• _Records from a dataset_
——————————

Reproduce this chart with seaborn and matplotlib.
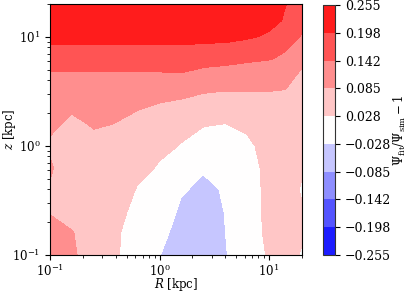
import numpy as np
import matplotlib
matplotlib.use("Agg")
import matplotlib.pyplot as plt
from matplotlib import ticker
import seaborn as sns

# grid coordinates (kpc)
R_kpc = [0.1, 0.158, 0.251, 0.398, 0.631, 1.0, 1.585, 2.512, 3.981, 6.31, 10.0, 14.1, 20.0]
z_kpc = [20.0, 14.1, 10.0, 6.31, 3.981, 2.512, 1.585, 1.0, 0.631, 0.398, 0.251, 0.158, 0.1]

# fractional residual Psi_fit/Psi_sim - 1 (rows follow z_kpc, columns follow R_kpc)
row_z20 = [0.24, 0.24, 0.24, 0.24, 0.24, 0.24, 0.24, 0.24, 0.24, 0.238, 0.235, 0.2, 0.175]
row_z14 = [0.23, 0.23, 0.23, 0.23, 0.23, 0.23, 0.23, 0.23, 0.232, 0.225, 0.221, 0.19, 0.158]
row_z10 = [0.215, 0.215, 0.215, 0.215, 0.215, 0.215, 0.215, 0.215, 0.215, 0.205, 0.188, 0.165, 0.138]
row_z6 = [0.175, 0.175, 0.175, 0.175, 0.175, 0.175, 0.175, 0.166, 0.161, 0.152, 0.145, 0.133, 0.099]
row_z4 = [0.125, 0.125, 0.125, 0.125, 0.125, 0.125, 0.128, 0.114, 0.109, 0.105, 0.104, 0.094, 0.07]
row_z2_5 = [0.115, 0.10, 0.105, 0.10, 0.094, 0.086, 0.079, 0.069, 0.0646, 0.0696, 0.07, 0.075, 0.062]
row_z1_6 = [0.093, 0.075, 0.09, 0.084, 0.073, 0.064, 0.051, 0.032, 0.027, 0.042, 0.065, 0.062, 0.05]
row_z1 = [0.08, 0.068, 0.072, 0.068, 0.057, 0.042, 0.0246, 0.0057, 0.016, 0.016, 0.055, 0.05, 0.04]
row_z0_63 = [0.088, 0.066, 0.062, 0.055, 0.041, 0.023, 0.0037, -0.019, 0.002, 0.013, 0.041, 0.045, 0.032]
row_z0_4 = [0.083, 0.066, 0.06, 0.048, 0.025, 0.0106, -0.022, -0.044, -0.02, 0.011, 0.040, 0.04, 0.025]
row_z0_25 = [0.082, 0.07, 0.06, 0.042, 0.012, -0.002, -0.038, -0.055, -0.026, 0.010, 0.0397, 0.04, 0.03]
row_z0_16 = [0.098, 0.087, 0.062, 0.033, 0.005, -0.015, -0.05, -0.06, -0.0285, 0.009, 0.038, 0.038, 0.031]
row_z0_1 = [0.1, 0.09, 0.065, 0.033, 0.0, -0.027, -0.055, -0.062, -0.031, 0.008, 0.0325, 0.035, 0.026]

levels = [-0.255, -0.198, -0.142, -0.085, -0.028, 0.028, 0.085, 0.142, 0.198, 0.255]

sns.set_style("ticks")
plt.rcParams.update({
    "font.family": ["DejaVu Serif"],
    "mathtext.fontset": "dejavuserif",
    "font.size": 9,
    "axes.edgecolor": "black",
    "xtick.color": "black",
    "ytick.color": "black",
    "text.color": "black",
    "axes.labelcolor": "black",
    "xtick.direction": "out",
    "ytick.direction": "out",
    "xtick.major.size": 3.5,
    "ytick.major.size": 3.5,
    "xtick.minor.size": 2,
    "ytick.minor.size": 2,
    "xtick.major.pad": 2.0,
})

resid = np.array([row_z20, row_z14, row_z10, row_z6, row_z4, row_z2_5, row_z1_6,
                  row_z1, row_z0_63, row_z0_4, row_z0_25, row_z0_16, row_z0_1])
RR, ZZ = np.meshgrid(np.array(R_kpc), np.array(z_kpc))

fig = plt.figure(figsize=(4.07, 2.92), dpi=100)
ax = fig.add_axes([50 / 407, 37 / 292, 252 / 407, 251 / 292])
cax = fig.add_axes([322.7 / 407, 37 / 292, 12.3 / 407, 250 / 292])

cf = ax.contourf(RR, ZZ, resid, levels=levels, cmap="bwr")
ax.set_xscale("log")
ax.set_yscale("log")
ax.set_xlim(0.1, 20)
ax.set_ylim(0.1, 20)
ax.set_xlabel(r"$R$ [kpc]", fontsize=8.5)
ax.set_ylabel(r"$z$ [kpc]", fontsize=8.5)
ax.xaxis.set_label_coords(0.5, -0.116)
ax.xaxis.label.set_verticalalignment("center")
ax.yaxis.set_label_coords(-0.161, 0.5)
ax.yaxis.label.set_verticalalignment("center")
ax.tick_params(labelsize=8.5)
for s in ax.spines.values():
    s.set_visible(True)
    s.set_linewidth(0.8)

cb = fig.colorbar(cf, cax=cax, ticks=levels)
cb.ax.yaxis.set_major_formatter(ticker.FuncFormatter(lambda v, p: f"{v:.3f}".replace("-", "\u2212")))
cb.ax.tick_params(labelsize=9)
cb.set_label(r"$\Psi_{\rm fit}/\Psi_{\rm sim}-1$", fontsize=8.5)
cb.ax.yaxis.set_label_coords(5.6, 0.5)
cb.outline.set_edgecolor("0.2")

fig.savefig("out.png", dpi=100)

——————————

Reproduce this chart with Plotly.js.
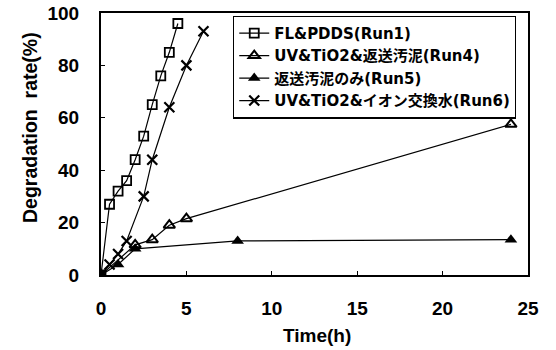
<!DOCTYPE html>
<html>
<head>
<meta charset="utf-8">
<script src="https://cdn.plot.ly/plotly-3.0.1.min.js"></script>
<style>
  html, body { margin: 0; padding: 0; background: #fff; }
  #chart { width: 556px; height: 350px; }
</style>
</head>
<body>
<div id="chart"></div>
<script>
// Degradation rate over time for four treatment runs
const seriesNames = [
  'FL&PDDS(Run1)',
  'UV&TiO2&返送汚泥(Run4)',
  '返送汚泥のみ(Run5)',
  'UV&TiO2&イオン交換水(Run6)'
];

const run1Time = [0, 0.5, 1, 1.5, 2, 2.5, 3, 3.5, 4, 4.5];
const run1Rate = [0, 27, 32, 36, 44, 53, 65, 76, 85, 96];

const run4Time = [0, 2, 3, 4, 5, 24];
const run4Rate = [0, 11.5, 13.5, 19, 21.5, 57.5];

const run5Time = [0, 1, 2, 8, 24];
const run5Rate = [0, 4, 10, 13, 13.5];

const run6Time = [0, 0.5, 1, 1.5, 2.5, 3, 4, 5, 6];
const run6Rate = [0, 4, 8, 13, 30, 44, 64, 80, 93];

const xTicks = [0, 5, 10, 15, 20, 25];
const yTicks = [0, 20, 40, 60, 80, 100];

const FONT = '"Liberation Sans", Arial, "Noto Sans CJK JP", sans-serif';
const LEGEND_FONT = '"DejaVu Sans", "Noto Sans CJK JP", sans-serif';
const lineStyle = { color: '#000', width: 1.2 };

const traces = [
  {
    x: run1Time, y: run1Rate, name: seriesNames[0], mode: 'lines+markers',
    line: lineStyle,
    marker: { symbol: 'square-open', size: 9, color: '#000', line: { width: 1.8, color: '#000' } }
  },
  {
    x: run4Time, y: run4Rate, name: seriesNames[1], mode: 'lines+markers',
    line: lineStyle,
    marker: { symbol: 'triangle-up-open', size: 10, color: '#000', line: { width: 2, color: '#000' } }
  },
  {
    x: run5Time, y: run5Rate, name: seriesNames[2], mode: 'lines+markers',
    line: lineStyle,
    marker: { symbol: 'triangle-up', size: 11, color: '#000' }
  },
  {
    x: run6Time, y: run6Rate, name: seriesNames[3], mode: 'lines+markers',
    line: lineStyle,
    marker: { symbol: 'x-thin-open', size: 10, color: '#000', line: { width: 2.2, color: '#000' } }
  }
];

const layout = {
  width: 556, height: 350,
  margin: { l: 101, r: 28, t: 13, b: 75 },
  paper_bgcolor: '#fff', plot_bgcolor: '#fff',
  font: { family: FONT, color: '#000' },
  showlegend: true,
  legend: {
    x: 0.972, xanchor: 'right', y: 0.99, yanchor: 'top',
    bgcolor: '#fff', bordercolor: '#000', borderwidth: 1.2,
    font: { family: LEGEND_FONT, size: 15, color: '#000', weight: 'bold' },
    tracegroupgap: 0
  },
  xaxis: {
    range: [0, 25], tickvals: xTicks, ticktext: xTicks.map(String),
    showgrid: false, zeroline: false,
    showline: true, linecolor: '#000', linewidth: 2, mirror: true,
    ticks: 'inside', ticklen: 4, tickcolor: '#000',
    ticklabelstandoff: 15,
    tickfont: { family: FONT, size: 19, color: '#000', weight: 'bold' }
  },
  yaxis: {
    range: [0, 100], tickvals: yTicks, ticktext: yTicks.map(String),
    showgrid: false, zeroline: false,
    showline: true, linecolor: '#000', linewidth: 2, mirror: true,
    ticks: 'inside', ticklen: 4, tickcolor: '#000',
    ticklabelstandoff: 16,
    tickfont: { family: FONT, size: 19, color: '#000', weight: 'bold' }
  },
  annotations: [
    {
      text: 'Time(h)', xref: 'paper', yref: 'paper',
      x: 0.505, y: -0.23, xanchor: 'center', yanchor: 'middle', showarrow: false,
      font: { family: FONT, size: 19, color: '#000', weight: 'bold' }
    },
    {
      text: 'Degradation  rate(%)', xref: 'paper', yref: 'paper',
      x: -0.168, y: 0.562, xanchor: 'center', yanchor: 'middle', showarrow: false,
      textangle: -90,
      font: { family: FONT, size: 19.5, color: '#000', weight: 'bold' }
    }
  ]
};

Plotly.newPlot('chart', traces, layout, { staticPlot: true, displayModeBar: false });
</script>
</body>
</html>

——————————

Print everything from the line with "Reproduce this chart with Plotly.js." down to the line with "const yTicks = [0, 20, 40, 60, 80, 100];", both included, exactly as written and without the pictures.

• _Solution_
Reproduce this chart with Plotly.js.
<!DOCTYPE html>
<html>
<head>
<meta charset="utf-8">
<script src="https://cdn.plot.ly/plotly-3.0.1.min.js"></script>
<style>
  html, body { margin: 0; padding: 0; background: #fff; }
  #chart { width: 556px; height: 350px; }
</style>
</head>
<body>
<div id="chart"></div>
<script>
// Degradation rate over time for four treatment runs
const seriesNames = [
  'FL&PDDS(Run1)',
  'UV&TiO2&返送汚泥(Run4)',
  '返送汚泥のみ(Run5)',
  'UV&TiO2&イオン交換水(Run6)'
];

const run1Time = [0, 0.5, 1, 1.5, 2, 2.5, 3, 3.5, 4, 4.5];
const run1Rate = [0, 27, 32, 36, 44, 53, 65, 76, 85, 96];

const run4Time = [0, 2, 3, 4, 5, 24];
const run4Rate = [0, 11.5, 13.5, 19, 21.5, 57.5];

const run5Time = [0, 1, 2, 8, 24];
const run5Rate = [0, 4, 10, 13, 13.5];

const run6Time = [0, 0.5, 1, 1.5, 2.5, 3, 4, 5, 6];
const run6Rate = [0, 4, 8, 13, 30, 44, 64, 80, 93];

const xTicks = [0, 5, 10, 15, 20, 25];
const yTicks = [0, 20, 40, 60, 80, 100];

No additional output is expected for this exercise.